Remember how California is a state “burdened with a high tax rate, significant regulation and extreme housing costs”? Conservative think tanks like to claim it, and so does this New York Times writer. Yet if those “burdens” were so determinative, why would that same writer find this?
California is the capital of American business [...]
From 1965 through 1979, 10.07 percent of public companies were based in California. The number has continued to grow, so that from 2000-13, 19.46 percent of public companies had their headquarters in California.
That’s an astounding number. A state with 12 percent of our population now accounts for a fifth of all public companies. (In the 1970s, California was about 10 percent of the United States population.)
To be clear, the cost of housing in my adopted home state are definitely burdensome, trailing only those of Hawaii and Washington, DC (when did that happen?). But those supposedly burdensome regulations and taxes? They buy something. They buy a social safety net, security, the best public university system in the country (if not the world), culture and arts, sensible urban growth, a world-feeding agricultural sector, and a business climate that encourages not just the world’s entertainment center, but the world’s most innovative technology incubator. All the while, those regulations and taxes protect some of the world’s great natural wonders (Monterey Bay, Yosemite, Death Valley, Lake Tahoe, the Sierras, Redwood National Park) amidst great challenges, like massive population growth and drought.
Perhaps the real “burden” would be to lack those amenities, a burden most other states cannot overcome?

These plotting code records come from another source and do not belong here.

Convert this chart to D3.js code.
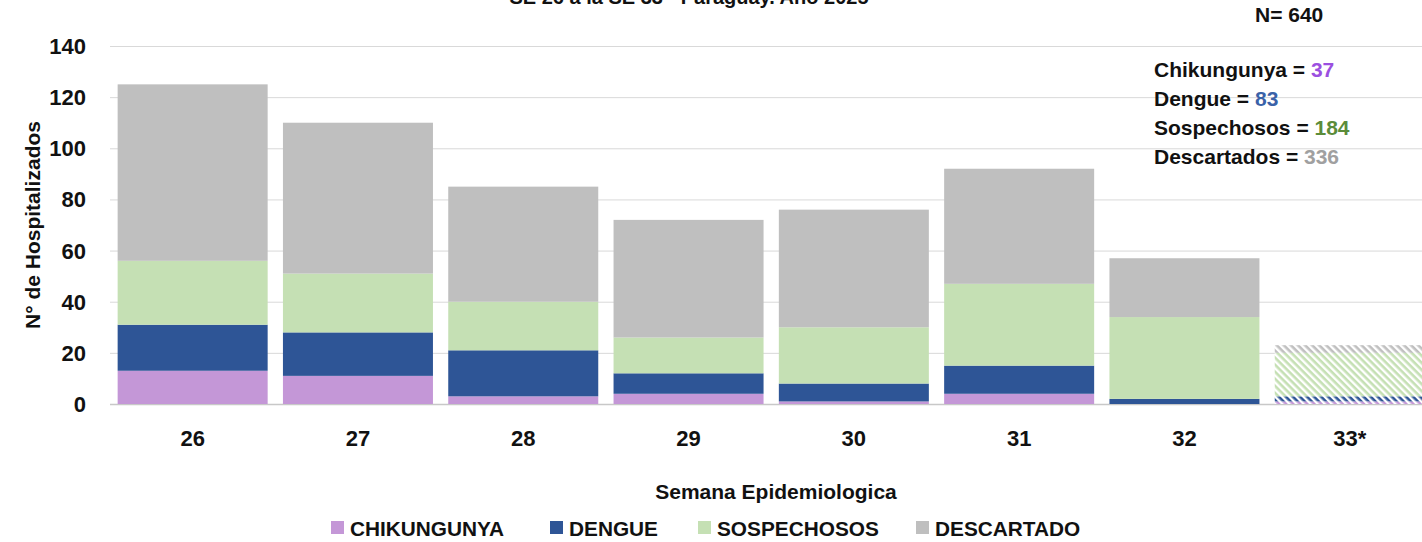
<!DOCTYPE html>
<html><head><meta charset="utf-8">
<script src="https://cdn.jsdelivr.net/npm/d3@7"></script>
<style>
html,body{margin:0;padding:0;background:#fff;overflow:hidden}
text{font-family:"Liberation Sans",Arial,sans-serif;font-weight:bold;fill:#111}
</style></head><body>
<svg id="c" width="1422" height="542"></svg>
<script>
const weeks = ["26","27","28","29","30","31","32","33*"];
const chikungunya = [13,11,3,4,1,4,0,1];
const dengue      = [18,17,18,8,7,11,2,2];
const sospechosos = [25,23,19,14,22,32,32,17];
const descartado  = [69,59,45,46,46,45,23,3];
const seriesNames = ["CHIKUNGUNYA","DENGUE","SOSPECHOSOS","DESCARTADO"];
const seriesColors = ["#c497d7","#2e5596","#c5e0b4","#bfbfbf"];
const yTicks = [0,20,40,60,80,100,120,140];
const totals = [["Chikungunya = ","37","#9b4fe0"],["Dengue = ","83","#3a62a8"],["Sospechosos = ","184","#5b8c3a"],["Descartados = ","336","#a0a0a0"]];
const partialWeek = "33*";

const svg = d3.select("#c");
const x = d3.scaleBand().domain(weeks).range([110,1432.4]).paddingInner(0.0925).paddingOuter(0.04625);
const y = d3.scaleLinear().domain([0,140]).range([404,46]);

// patterns for partial week
const defs = svg.append("defs");
seriesColors.forEach((c,i)=>{
  const p = defs.append("pattern").attr("id","hatch"+i).attr("patternUnits","userSpaceOnUse")
    .attr("width",5).attr("height",5).attr("patternTransform","rotate(45)");
  p.append("rect").attr("width",5).attr("height",5).attr("fill","#fff");
  p.append("rect").attr("width",5).attr("height",2.6).attr("fill",c);
});

// title (clipped at top as in the reference)
svg.append("text").attr("x",689).attr("y",4).attr("text-anchor","middle")
  .style("font-size","20px").text("SE 26 a la SE 33 - Paraguay. Año 2025");

// grid
svg.append("g").selectAll("line").data(yTicks).join("line")
  .attr("x1",110).attr("x2",1422).attr("y1",d=>y(d)+0.5).attr("y2",d=>y(d)+0.5)
  .attr("stroke",d=>d===0?"#c8c8c8":"#d9d9d9").attr("stroke-width",d=>d===0?1.5:1);

// y tick labels
svg.append("g").selectAll("text").data(yTicks).join("text")
  .attr("x",86).attr("y",d=>y(d)+8).attr("text-anchor","end")
  .style("font-size","22px").text(d=>d);

// y axis title
svg.append("text").attr("transform","translate(40,225) rotate(-90)").attr("text-anchor","middle")
  .style("font-size","21px").text("N° de Hospitalizados");

// stacked bars
const rows = weeks.map((w,i)=>({week:w,CHIKUNGUNYA:chikungunya[i],DENGUE:dengue[i],SOSPECHOSOS:sospechosos[i],DESCARTADO:descartado[i]}));
const stack = d3.stack().keys(seriesNames)(rows);
svg.append("g").selectAll("g").data(stack).join("g")
  .each(function(s,si){
    d3.select(this).selectAll("rect").data(s).join("rect")
      .attr("x",d=>x(d.data.week)).attr("width",x.bandwidth())
      .attr("y",d=>y(d[1])).attr("height",d=>y(d[0])-y(d[1]))
      .attr("fill",d=>d.data.week===partialWeek?`url(#hatch${si})`:seriesColors[si]);
  });

// x tick labels
svg.append("g").selectAll("text").data(weeks).join("text")
  .attr("x",d=>x(d)+x.bandwidth()/2).attr("y",446).attr("text-anchor","middle")
  .style("font-size","22px").text(d=>d);

// x axis title
svg.append("text").attr("x",776).attr("y",499).attr("text-anchor","middle")
  .style("font-size","21px").text("Semana Epidemiologica");

// legend
const legX = [331,550,698,916];
const lg = svg.append("g").selectAll("g").data(seriesNames).join("g")
  .attr("transform",(d,i)=>`translate(${legX[i]},521)`);
lg.append("rect").attr("width",13).attr("height",13).attr("fill",(d,i)=>seriesColors[i]);
lg.append("text").attr("x",19).attr("y",14.5).style("font-size","20.8px").text(d=>d);

// N and totals
svg.append("text").attr("x",1255).attr("y",22).style("font-size","21px").text("N= 640");
totals.forEach((t,i)=>{
  const tx = svg.append("text").attr("x",1154).attr("y",77+i*29).style("font-size","21px");
  tx.append("tspan").text(t[0]);
  tx.append("tspan").style("fill",t[2]).text(t[1]);
});
</script>
</body></html>
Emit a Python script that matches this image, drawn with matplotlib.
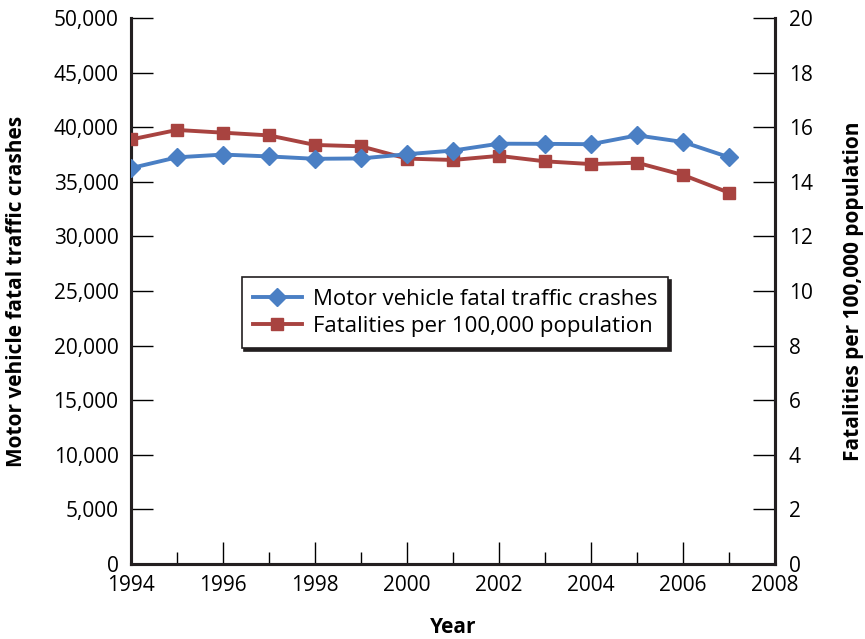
import matplotlib.pyplot as plt
from matplotlib.ticker import FuncFormatter, MultipleLocator

plt.rcParams['font.family'] = ['Open Sans', 'DejaVu Sans']

years = [1994, 1995, 1996, 1997, 1998, 1999, 2000, 2001, 2002, 2003, 2004, 2005, 2006, 2007]
crashes = [36254, 37241, 37494, 37324, 37107, 37140, 37526, 37862, 38491, 38477, 38444, 39252, 38648, 37248]
rate = [15.55, 15.9, 15.8, 15.7, 15.35, 15.3, 14.85, 14.8, 14.95, 14.75, 14.65, 14.7, 14.25, 13.6]

blue = '#4a7fc4'
red = '#a84340'

fig = plt.figure(figsize=(8.65, 6.39), dpi=100)
ax = fig.add_axes([0.1514, 0.1174, 0.7446, 0.8544])
ax2 = ax.twinx()

l2, = ax2.plot(years, rate, color=red, lw=2.8, marker='s', ms=8.5, zorder=3,
               label='Fatalities per 100,000 population')
l1, = ax2.plot([], [], color=blue, lw=2.8, marker='D', ms=9.5,
               label='Motor vehicle fatal traffic crashes')
# blue line drawn on the right axes scale (crashes / 2500) so it sits on top
ax2.plot(years, [c / 2500 for c in crashes], color=blue, lw=2.8, marker='D', ms=9.5, zorder=4)

ax.set_xlim(1994, 2008)
ax.set_ylim(0, 50000)
ax2.set_ylim(0, 20)

ax.xaxis.set_major_locator(MultipleLocator(2))
ax.xaxis.set_minor_locator(MultipleLocator(1))
ax.yaxis.set_major_locator(MultipleLocator(5000))
ax2.yaxis.set_major_locator(MultipleLocator(2))
ax.yaxis.set_major_formatter(FuncFormatter(lambda v, p: f'{int(v):,}'))

ax.tick_params(axis='x', which='major', direction='in', length=16, width=1, pad=8, labelsize=15)
ax.tick_params(axis='x', which='minor', direction='in', length=9, width=1)
ax.tick_params(axis='y', direction='in', length=16, width=1, pad=9, labelsize=15)
ax2.tick_params(axis='y', direction='in', length=16, width=1, pad=10, labelsize=15)

for a in (ax, ax2):
    a.spines['top'].set_visible(False)
    for s in ('left', 'right', 'bottom'):
        a.spines[s].set_linewidth(2.2)
        a.spines[s].set_color('#231f20')

ax.set_xlabel('Year', fontsize=15, fontweight='bold', labelpad=15)
ax.set_ylabel('Motor vehicle fatal traffic crashes', fontsize=15, fontweight='bold', labelpad=19)
ax2.set_ylabel('Fatalities per 100,000 population', fontsize=15, fontweight='bold', labelpad=22)

leg = ax2.legend(handles=[l1, l2], loc='center', bbox_to_anchor=(0.503, 0.46),
                 fontsize=16, frameon=True, fancybox=False,
                 shadow={'color': '#231f20', 'alpha': 1},
                 handlelength=2.2, borderpad=0.5, labelspacing=0.3, handletextpad=0.5)
leg.get_frame().set_edgecolor('#231f20')
leg.get_frame().set_linewidth(1.2)

fig.savefig('out.png', dpi=100)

Massachusetts and New York do pretty well. Even Texas is in the picture, benefiting from a consolidation of energy and health care companies—but the Lone Star State has only half the public companies California does. So stats like this should put a lie to the notion that having regulations and taxes makes a state “business unfriendly.” If that were the case, places like Alabama, with their hostility toward workers and the most basic rules, would lead the way, and California would be left a barren wasteland. And it’s very clear: that’s not about to happen.